[START]

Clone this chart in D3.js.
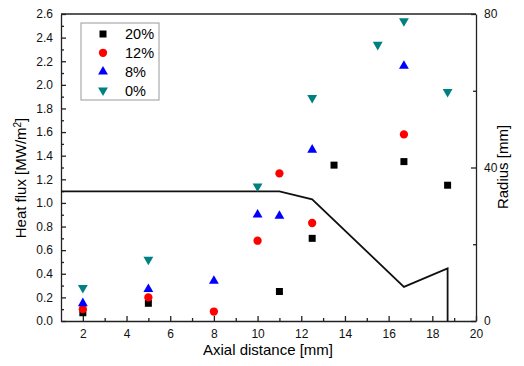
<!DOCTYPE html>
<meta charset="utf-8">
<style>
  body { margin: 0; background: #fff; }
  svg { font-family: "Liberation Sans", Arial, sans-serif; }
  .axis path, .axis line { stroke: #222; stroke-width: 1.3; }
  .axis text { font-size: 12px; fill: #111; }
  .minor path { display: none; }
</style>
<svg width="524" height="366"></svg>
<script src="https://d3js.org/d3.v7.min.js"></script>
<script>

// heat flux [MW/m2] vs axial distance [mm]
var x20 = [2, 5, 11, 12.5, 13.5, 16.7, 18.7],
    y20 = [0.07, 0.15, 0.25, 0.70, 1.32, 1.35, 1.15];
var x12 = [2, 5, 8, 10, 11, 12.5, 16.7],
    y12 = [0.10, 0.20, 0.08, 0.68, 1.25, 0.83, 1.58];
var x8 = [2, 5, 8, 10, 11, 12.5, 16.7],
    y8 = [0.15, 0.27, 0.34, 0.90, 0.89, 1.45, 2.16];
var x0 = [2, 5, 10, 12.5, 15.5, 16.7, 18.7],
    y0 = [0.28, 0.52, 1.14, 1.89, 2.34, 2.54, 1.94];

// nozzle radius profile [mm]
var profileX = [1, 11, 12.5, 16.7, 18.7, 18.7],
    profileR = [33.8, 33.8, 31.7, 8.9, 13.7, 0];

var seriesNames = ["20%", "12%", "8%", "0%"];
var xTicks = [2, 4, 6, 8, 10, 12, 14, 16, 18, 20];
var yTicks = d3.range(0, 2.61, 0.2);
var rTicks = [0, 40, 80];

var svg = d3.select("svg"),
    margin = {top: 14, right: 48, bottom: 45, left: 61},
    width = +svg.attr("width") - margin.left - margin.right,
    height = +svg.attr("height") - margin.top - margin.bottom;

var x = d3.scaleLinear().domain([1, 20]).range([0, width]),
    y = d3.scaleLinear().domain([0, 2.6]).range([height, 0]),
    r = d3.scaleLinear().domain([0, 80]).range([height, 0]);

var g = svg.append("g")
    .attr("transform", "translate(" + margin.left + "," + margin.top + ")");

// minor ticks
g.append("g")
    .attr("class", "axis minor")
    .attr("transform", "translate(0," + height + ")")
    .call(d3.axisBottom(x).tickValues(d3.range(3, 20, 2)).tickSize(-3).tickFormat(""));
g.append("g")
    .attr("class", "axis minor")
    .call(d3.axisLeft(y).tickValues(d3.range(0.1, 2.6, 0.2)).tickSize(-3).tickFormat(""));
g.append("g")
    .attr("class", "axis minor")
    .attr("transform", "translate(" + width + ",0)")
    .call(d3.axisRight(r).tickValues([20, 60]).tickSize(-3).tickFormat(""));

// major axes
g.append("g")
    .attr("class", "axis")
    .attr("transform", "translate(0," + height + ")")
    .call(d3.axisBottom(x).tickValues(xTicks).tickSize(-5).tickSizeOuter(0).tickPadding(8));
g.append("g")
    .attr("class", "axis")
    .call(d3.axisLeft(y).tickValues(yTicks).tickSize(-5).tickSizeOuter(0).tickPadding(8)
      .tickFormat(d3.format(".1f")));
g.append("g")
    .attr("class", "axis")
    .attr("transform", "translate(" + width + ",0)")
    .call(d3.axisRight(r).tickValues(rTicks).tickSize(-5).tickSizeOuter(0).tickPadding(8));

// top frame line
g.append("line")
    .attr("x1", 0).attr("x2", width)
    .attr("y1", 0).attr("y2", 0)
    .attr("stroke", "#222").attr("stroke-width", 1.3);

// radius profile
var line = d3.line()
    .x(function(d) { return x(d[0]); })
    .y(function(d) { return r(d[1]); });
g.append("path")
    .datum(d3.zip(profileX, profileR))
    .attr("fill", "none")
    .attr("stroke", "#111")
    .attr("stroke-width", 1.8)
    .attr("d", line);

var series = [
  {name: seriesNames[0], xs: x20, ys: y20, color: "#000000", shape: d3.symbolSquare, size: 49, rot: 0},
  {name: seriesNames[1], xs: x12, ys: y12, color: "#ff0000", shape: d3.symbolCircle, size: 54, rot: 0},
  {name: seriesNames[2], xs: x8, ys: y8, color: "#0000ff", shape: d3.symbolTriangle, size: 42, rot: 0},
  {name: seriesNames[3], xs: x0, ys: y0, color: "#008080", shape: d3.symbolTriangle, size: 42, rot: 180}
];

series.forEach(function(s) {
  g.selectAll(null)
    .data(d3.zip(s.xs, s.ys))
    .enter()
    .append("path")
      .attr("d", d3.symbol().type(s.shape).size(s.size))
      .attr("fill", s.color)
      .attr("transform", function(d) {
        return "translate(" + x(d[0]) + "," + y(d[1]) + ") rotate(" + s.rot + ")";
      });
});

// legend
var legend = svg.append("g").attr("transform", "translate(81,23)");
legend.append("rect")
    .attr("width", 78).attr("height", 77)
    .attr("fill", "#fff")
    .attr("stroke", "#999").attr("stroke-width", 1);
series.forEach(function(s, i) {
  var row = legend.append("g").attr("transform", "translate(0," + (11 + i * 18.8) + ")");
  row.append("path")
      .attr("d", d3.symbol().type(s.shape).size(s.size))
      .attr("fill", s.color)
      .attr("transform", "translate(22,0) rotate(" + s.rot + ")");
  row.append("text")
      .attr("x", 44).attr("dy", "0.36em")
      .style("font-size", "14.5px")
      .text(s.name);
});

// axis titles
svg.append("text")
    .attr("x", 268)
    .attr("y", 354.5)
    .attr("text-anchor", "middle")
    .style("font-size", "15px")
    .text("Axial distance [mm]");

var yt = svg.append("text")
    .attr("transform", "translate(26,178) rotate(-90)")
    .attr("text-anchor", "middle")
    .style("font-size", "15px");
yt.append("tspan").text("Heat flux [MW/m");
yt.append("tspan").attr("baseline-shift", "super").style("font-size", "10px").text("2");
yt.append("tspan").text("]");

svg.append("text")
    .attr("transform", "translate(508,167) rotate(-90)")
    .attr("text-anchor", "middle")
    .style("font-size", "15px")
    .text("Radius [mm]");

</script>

[END]
[START]

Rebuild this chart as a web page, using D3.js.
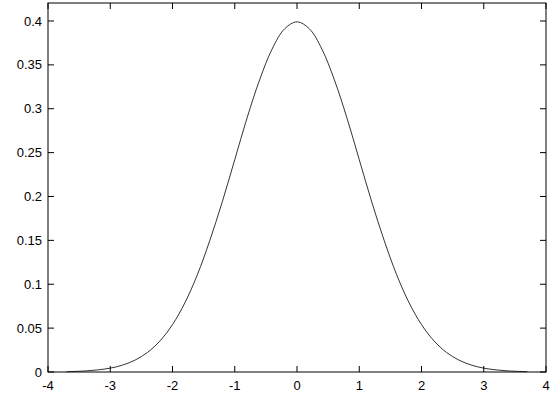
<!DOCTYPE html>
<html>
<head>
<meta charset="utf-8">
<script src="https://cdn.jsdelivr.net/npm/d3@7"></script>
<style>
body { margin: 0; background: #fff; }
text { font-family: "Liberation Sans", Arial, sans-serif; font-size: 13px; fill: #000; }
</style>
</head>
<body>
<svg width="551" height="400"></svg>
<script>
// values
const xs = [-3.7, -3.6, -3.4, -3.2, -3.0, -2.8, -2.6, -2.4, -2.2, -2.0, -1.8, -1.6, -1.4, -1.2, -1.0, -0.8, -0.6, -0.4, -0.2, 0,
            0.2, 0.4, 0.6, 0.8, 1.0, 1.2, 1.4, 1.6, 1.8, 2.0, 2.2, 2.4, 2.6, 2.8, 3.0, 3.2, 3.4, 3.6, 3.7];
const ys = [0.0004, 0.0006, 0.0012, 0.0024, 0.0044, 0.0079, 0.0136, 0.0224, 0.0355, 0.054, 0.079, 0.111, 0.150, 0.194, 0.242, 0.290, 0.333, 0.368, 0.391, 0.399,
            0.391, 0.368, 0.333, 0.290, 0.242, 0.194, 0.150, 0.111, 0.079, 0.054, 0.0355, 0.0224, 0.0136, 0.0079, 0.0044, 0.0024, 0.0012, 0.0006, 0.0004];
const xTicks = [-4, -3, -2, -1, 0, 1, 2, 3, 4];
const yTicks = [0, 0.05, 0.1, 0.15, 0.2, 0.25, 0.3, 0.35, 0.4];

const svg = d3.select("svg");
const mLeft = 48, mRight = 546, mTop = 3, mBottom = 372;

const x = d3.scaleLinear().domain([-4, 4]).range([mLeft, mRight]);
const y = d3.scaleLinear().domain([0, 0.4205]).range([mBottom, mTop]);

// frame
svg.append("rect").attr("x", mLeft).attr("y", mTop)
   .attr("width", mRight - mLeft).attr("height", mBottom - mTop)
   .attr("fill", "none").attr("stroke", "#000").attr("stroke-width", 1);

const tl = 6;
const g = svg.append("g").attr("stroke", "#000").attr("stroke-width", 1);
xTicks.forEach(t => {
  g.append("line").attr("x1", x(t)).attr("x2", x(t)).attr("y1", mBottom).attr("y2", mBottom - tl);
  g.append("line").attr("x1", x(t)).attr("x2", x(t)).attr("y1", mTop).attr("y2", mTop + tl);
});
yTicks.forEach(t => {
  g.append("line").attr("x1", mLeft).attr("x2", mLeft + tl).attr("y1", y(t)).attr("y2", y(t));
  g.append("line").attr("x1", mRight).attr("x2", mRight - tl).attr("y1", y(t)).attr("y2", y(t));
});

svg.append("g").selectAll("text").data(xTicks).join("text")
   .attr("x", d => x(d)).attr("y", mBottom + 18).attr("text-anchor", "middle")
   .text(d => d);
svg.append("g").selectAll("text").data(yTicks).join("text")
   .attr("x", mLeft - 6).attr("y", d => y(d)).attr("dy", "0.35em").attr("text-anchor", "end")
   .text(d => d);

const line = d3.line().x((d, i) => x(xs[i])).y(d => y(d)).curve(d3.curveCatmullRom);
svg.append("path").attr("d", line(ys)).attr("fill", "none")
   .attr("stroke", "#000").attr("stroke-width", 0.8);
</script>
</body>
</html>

[END]
[START]

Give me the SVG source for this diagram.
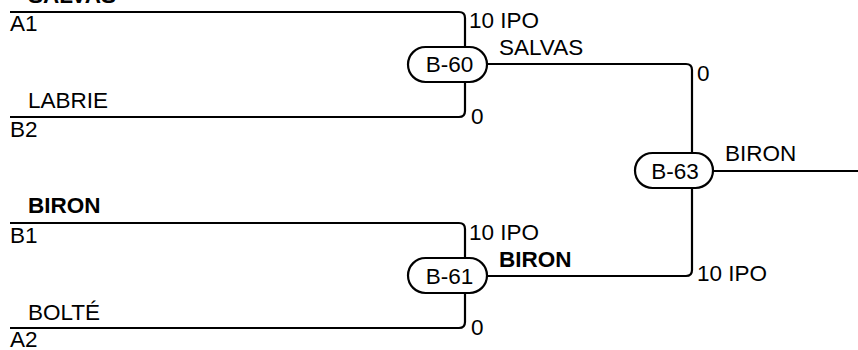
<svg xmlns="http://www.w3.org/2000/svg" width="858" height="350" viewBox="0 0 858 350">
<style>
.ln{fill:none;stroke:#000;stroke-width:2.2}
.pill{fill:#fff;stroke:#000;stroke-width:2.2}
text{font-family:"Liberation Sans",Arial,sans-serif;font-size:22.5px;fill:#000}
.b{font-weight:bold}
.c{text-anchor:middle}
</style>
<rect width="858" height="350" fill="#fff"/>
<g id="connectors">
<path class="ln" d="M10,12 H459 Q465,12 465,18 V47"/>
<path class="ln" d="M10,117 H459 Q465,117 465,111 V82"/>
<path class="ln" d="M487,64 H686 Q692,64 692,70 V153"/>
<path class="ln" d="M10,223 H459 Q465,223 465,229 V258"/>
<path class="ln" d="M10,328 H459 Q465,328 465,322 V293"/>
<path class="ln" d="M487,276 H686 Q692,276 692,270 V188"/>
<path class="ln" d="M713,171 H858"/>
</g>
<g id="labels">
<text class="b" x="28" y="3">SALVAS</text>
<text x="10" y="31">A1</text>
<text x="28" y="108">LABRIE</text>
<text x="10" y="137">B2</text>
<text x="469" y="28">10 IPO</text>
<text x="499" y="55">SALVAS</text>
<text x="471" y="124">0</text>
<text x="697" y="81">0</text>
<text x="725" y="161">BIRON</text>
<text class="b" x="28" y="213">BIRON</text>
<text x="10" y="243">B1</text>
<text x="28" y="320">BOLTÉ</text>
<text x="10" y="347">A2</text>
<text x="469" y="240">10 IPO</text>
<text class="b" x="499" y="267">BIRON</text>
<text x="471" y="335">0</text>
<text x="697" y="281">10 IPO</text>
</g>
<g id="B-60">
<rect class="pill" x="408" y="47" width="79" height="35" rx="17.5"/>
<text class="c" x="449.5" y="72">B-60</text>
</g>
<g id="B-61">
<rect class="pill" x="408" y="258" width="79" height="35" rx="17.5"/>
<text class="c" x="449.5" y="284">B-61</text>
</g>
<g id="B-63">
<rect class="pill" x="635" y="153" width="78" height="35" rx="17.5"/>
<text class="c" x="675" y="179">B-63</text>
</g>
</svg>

[END]

_EXERCISE DIRECTIONS_
Without the pictures, give again exactly the lines above starting at the line containing "Clone this chart in D3.js." and ending at the line containing "margin.top - margin.bottom;".

_FINISHED TASK_
Clone this chart in D3.js.
<!DOCTYPE html>
<meta charset="utf-8">
<style>
  body { margin: 0; background: #fff; }
  svg { font-family: "Liberation Sans", Arial, sans-serif; }
  .axis path, .axis line { stroke: #222; stroke-width: 1.3; }
  .axis text { font-size: 12px; fill: #111; }
  .minor path { display: none; }
</style>
<svg width="524" height="366"></svg>
<script src="https://d3js.org/d3.v7.min.js"></script>
<script>

// heat flux [MW/m2] vs axial distance [mm]
var x20 = [2, 5, 11, 12.5, 13.5, 16.7, 18.7],
    y20 = [0.07, 0.15, 0.25, 0.70, 1.32, 1.35, 1.15];
var x12 = [2, 5, 8, 10, 11, 12.5, 16.7],
    y12 = [0.10, 0.20, 0.08, 0.68, 1.25, 0.83, 1.58];
var x8 = [2, 5, 8, 10, 11, 12.5, 16.7],
    y8 = [0.15, 0.27, 0.34, 0.90, 0.89, 1.45, 2.16];
var x0 = [2, 5, 10, 12.5, 15.5, 16.7, 18.7],
    y0 = [0.28, 0.52, 1.14, 1.89, 2.34, 2.54, 1.94];

// nozzle radius profile [mm]
var profileX = [1, 11, 12.5, 16.7, 18.7, 18.7],
    profileR = [33.8, 33.8, 31.7, 8.9, 13.7, 0];

var seriesNames = ["20%", "12%", "8%", "0%"];
var xTicks = [2, 4, 6, 8, 10, 12, 14, 16, 18, 20];
var yTicks = d3.range(0, 2.61, 0.2);
var rTicks = [0, 40, 80];

var svg = d3.select("svg"),
    margin = {top: 14, right: 48, bottom: 45, left: 61},
    width = +svg.attr("width") - margin.left - margin.right,
    height = +svg.attr("height") - margin.top - margin.bottom;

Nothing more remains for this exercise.